La position de Guilbeault représente la perspective du gouvernement libéral selon laquelle l’identité canadienne est adaptable et en évolution. « Notre force a toujours résidé dans notre diversité et notre capacité à changer, » a-t-il affirmé, citant le leadership environnemental du Canada comme partie intégrante de son identité mondiale moderne.
Cette vision contraste fortement avec les récentes déclarations du chef conservateur Pierre Poilievre qui met l’accent sur les valeurs traditionnelles et la souveraineté nationale. Lors d’un rassemblement à Regina le mois dernier, Poilievre a déclaré : « Le Canada doit retrouver son identité en tant que nation qui valorise le travail acharné, la responsabilité personnelle et notre patrimoine unique. »
Le débat sur l’identité dépasse la politique partisane et s’étend à la vie quotidienne des Canadiens. À Markham, en Ontario, les réunions du conseil municipal sont devenues des forums de débat passionné sur le développement, l’immigration et le caractère communautaire.
« Il y a dix ans, nous discutions de zonage et de taxes foncières, » note la conseillère Jasmine Singh. « Maintenant, les résidents veulent parler du type de communauté que nous devenons. Ce sont des questions existentielles, pas administratives. »
Les facteurs économiques alimentent cette quête d’identité nationale. Des données récentes du Centre canadien de politiques alternatives montrent que les salaires de la classe moyenne stagnent tandis que les coûts de logement ont augmenté de 43% à l’échelle nationale depuis 2019. Pour beaucoup, la pression financière s’est traduite par une remise en question de l’orientation du pays.
Michael Thompson, un ouvrier de la construction d’Edmonton avec qui j’ai parlé au téléphone, a exprimé sa frustration : « Mon père pouvait se permettre une maison et subvenir aux besoins d’une famille avec un seul revenu. Je fais des heures supplémentaires et peux à peine payer mon loyer. Quelque chose est brisé dans le rêve canadien. »
La crise du logement en particulier est devenue un point névralgique dans le débat identitaire. À Vancouver, où le prix moyen d’une maison dépasse 1,2 million de dollars selon l’Association canadienne de l’immobilier, les forums communautaires présentent souvent des discussions animées sur l’investissement étranger, le développement et qui peut considérer le Canada comme son foyer.
Les perspectives autochtones ajoutent une profondeur cruciale à cette conversation. « C’est ironique d’entendre des débats sur l’identité canadienne sans reconnaître à qui appartient cette terre, » a souligné l’activiste et écrivaine anishinaabe Jennifer McLeod lors d’un récent panel à l’Université de Toronto. « La véritable identité canadienne doit faire face à la fois à notre passé colonial et à notre avenir de réconciliation. »
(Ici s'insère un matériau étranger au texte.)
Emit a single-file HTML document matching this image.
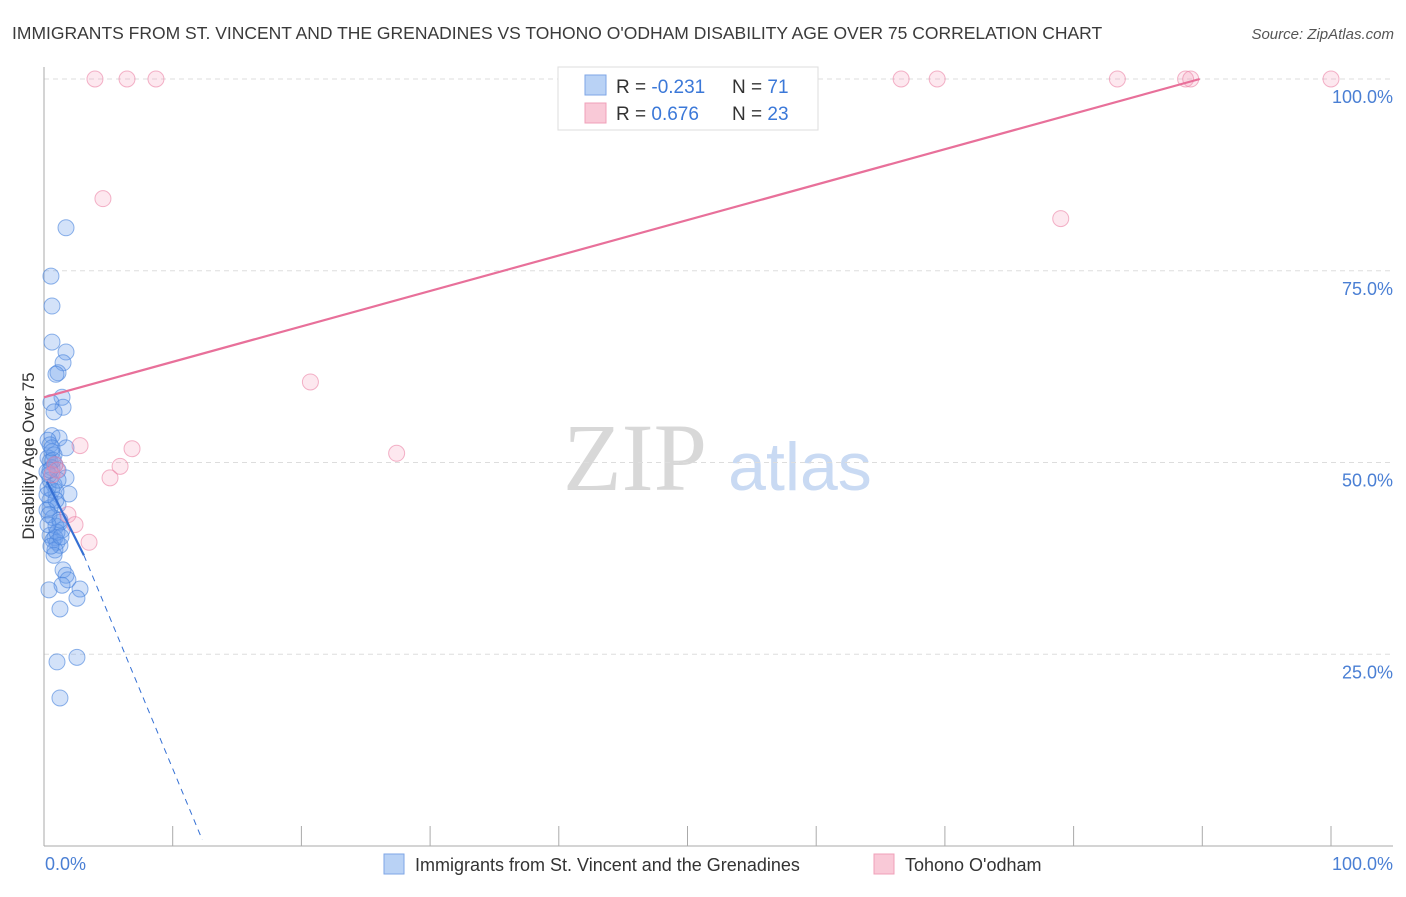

La politique environnementale – le portefeuille de Guilbeault – est devenue étonnamment centrale dans les questions d’identité. Son controversé projet de loi C-69, mettant à jour les processus d’évaluation environnementale, a été présenté par ses partisans comme protégeant le patrimoine naturel canadien et par ses opposants comme menaçant les emplois du secteur des ressources que beaucoup considèrent comme fondamentaux pour l’identité canadienne.
La conversation sur l’identité se déroule également dans nos institutions culturelles. Le Musée canadien de l’histoire signale une augmentation de 18% de sa fréquentation cette année, les visiteurs passant significativement plus de temps dans les expositions explorant l’identité nationale. La directrice du musée, Caroline Desmarais, note : « Les gens cherchent dans notre histoire commune un contexte pour comprendre les débats actuels. »
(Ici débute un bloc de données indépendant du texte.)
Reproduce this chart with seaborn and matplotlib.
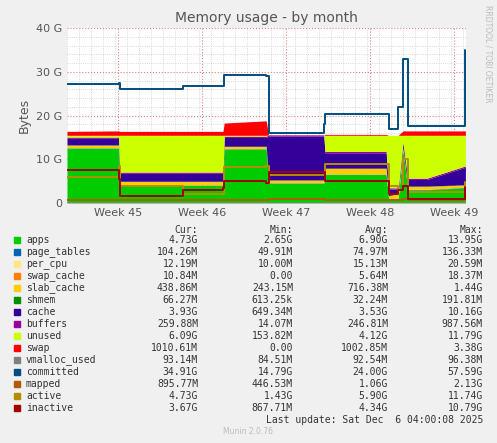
import matplotlib
matplotlib.use("Agg")
import matplotlib.pyplot as plt
import numpy as np
import seaborn as sns

# time axis in days since start of window
days = [0, 4.3, 4.4, 9.6, 9.7, 13.0, 13.1, 16.6, 16.8, 21.4, 21.5, 26.6, 26.8, 27.6, 28.0, 28.4, 30.0, 33.2]
week_pos = [4.25, 11.25, 18.25, 25.25, 32.25]
week_labels = ["Week 45", "Week 46", "Week 47", "Week 48", "Week 49"]

# stacked areas (G)
apps = [12.5, 12.5, 4, 4, 4, 4, 12.3, 12.3, 4.5, 4.5, 6.5, 6.5, 1, 1, 12, 3, 3, 3.5]
page_tables = [0.1] * 18
per_cpu = [0.015] * 18
swap_cache = [0.01] * 18
slab_cache = [0.6, 0.6, 0.8, 0.8, 0.8, 0.8, 0.5, 0.5, 0.6, 0.6, 1.3, 1.3, 0.5, 1.0, 0.5, 0.7, 0.7, 0.5]
shmem = [0.05] * 18
cache = [1.5, 1.5, 1.8, 1.8, 1.8, 1.8, 2.0, 2.0, 10.0, 10.0, 3.5, 3.5, 1.5, 1.0, 1.0, 1.5, 1.5, 4.0]
buffers = [0.3] * 18
unused = [0.4, 0.4, 8.4, 8.4, 8.4, 8.4, 0.2, 0.2, 0, 0, 3.7, 3.7, 12, 12, 1.5, 9.8, 9.8, 7]
swap = [0.9, 1.0, 0.9, 0.9, 0.9, 0.9, 2.8, 3.3, 0, 0, 0.2, 0.2, 0, 0, 1.0, 1.0, 1.0, 1.0]

# lines (G)
vmalloc_used = [0.09] * 18
committed = [27.3, 27.5, 26, 26, 26.8, 26.8, 29.3, 29, 16, 18, 20.3, 20.3, 17, 22, 33, 17.5, 17.5, 35]
mapped = [0.6, 0.6, 0.6, 0.6, 0.6, 0.6, 0.6, 0.6, 0.9, 0.9, 0.8, 0.8, 0.8, 0.8, 1.0, 0.8, 0.8, 0.9]
active = [6, 8.5, 4, 4, 2, 2, 8.2, 8.5, 6.5, 6.5, 9, 9, 4, 3, 10, 2.5, 2.5, 4.7]
inactive = [7.5, 5.5, 1.5, 1.5, 3, 3.5, 5, 4.5, 7, 7, 5, 5, 2, 3, 4, 1, 1, 3.7]

names = ["apps", "page_tables", "per_cpu", "swap_cache", "slab_cache", "shmem", "cache",
         "buffers", "unused", "swap", "vmalloc_used", "committed", "mapped", "active", "inactive"]
colors = ["#00cc00", "#0066b3", "#ffe680", "#ff8000", "#ffcc00", "#008f00", "#330099",
          "#990099", "#ccff00", "#ff0000", "#808080", "#004d80", "#b35a00", "#b38f00", "#a30000"]
cur = ["4.73G", "104.26M", "12.19M", "10.84M", "438.86M", "66.27M", "3.93G", "259.88M",
       "6.09G", "1010.61M", "93.14M", "34.91G", "895.77M", "4.73G", "3.67G"]
mins = ["2.65G", "49.91M", "10.00M", "0.00", "243.15M", "613.25k", "649.34M", "14.07M",
        "153.82M", "0.00", "84.51M", "14.79G", "446.53M", "1.43G", "867.71M"]
avgs = ["6.90G", "74.97M", "15.13M", "5.64M", "716.38M", "32.24M", "3.53G", "246.81M",
        "4.12G", "1002.85M", "92.54M", "24.00G", "1.06G", "5.90G", "4.34G"]
maxs = ["13.95G", "136.33M", "20.59M", "18.37M", "1.44G", "191.81M", "10.16G", "987.56M",
        "11.79G", "3.38G", "96.38M", "57.59G", "2.13G", "11.74G", "10.79G"]

sns.set_style("white")
plt.rcParams["font.family"] = ["DejaVu Sans"]
W, H = 497, 443
fig = plt.figure(figsize=(W / 100, H / 100), dpi=100, facecolor="#f0f0f0")
ax = fig.add_axes([67 / W, 1 - 203 / H, (466 - 67) / W, (203 - 28) / H])
ax.set_facecolor("white")

stack = [apps, page_tables, per_cpu, swap_cache, slab_cache, shmem, cache, buffers, unused, swap]
ax.stackplot(days, *stack, colors=colors[:10], linewidth=0)
lines = [vmalloc_used, committed, mapped, active, inactive]
for vals, c in zip(lines, colors[10:]):
    sns.lineplot(x=days, y=vals, color=c, linewidth=1.4, ax=ax, drawstyle="steps-post")

ax.set_xlim(0, 33.25)
ax.set_ylim(0, 40)
ax.set_yticks([0, 10, 20, 30, 40])
ax.set_yticklabels(["0", "10 G", "20 G", "30 G", "40 G"])
ax.set_yticks(np.arange(0, 40, 2), minor=True)
ax.set_xticks(week_pos)
ax.set_xticklabels(week_labels)
ax.set_xticks(np.arange(0, 33.25, 1), minor=True)
ax.grid(which="major", color="#e08080", linestyle=":", linewidth=0.8)
ax.grid(which="minor", color="#cccccc", linestyle=":", linewidth=0.6)
ax.tick_params(labelsize=8, colors="#555555", length=0)
for s in ax.spines.values():
    s.set_visible(False)
ax.set_ylabel("Bytes", fontsize=9, color="#555555")
ax.set_title("Memory usage - by month", fontsize=10, color="#555555", pad=4)
fig.text(488 / W, 1 - 5 / H, "RRDTOOL / TOBI OETIKER", rotation=270, fontsize=5.5,
         color="#bbbbbb", va="top", ha="center")

mono = "DejaVu Sans Mono"
fs = 7
def yy(p):
    return 1 - p / H
for x, t in [(198, "Cur:"), (293, "Min:"), (388, "Max:" if False else "Avg:"), (483, "Max:")]:
    fig.text(x / W, yy(230), t, ha="right", va="center", family=mono, fontsize=fs, color="#333333")
for i, n in enumerate(names):
    py = 240 + i * 12
    fig.patches.append(plt.Rectangle((14 / W, yy(py + 3)), 6 / W, 6 / H, color=colors[i],
                                     transform=fig.transFigure, figure=fig))
    fig.text(26 / W, yy(py), n, va="center", family=mono, fontsize=fs, color="#333333")
    for x, v in [(198, cur[i]), (293, mins[i]), (388, avgs[i]), (483, maxs[i])]:
        fig.text(x / W, yy(py), v, ha="right", va="center", family=mono, fontsize=fs, color="#333333")
fig.text(483 / W, yy(420), "Last update: Sat Dec  6 04:00:08 2025", ha="right", va="center",
         family=mono, fontsize=fs, color="#333333")
fig.text(248 / W, yy(432), "Munin 2.0.76", ha="center", va="center", fontsize=5.5, color="#bbbbbb")

fig.savefig("out.png", dpi=100, facecolor=fig.get_facecolor())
Les médias sociaux ont amplifié ces tensions. Une analyse des conversations sur Twitter utilisant le mot-clic #IdentitéCanadienne montre une augmentation de 340% de son utilisation au cours de l’année écoulée, avec un discours hautement polarisé. Le chercheur David Moscrop de l’Université d’Ottawa prévient que « ces plateformes récompensent souvent les voix les plus extrêmes, déformant ce qui est en réalité une conversation nationale nuancée. »
En quittant l’assemblée de Mississauga, j’ai parlé avec William Leblanc, un enseignant à la retraite, qui a offert peut-être la perspective la plus équilibrée : « Le Canada s’est toujours réinventé. Mes parents s’inquiétaient des mêmes choses dans les années 1970. Le fait que nous ayons ce débat ouvertement est en soi quelque chose de distinctement canadien. »
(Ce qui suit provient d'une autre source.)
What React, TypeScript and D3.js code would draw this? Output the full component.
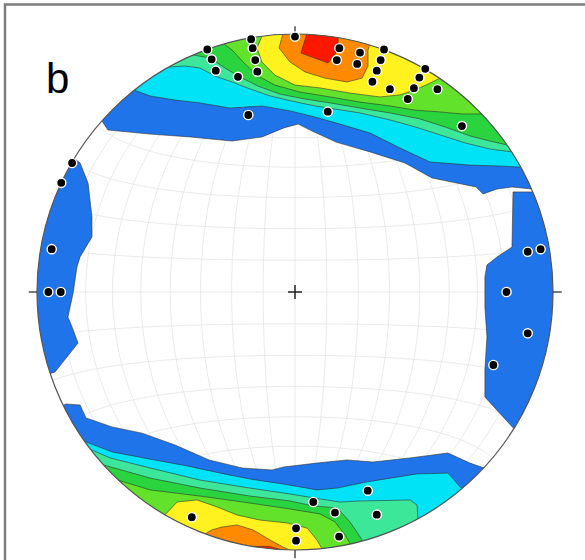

La conversation sur l’identité canadienne s’intensifiera probablement à l’approche des prochaines élections fédérales. Ce qui reste clair, c’est que la question de qui nous sommes en tant que nation résonne profondément chez les Canadiens de toutes régions, générations et affiliations politiques. La réponse, comme le Canada lui-même, continue d’évoluer.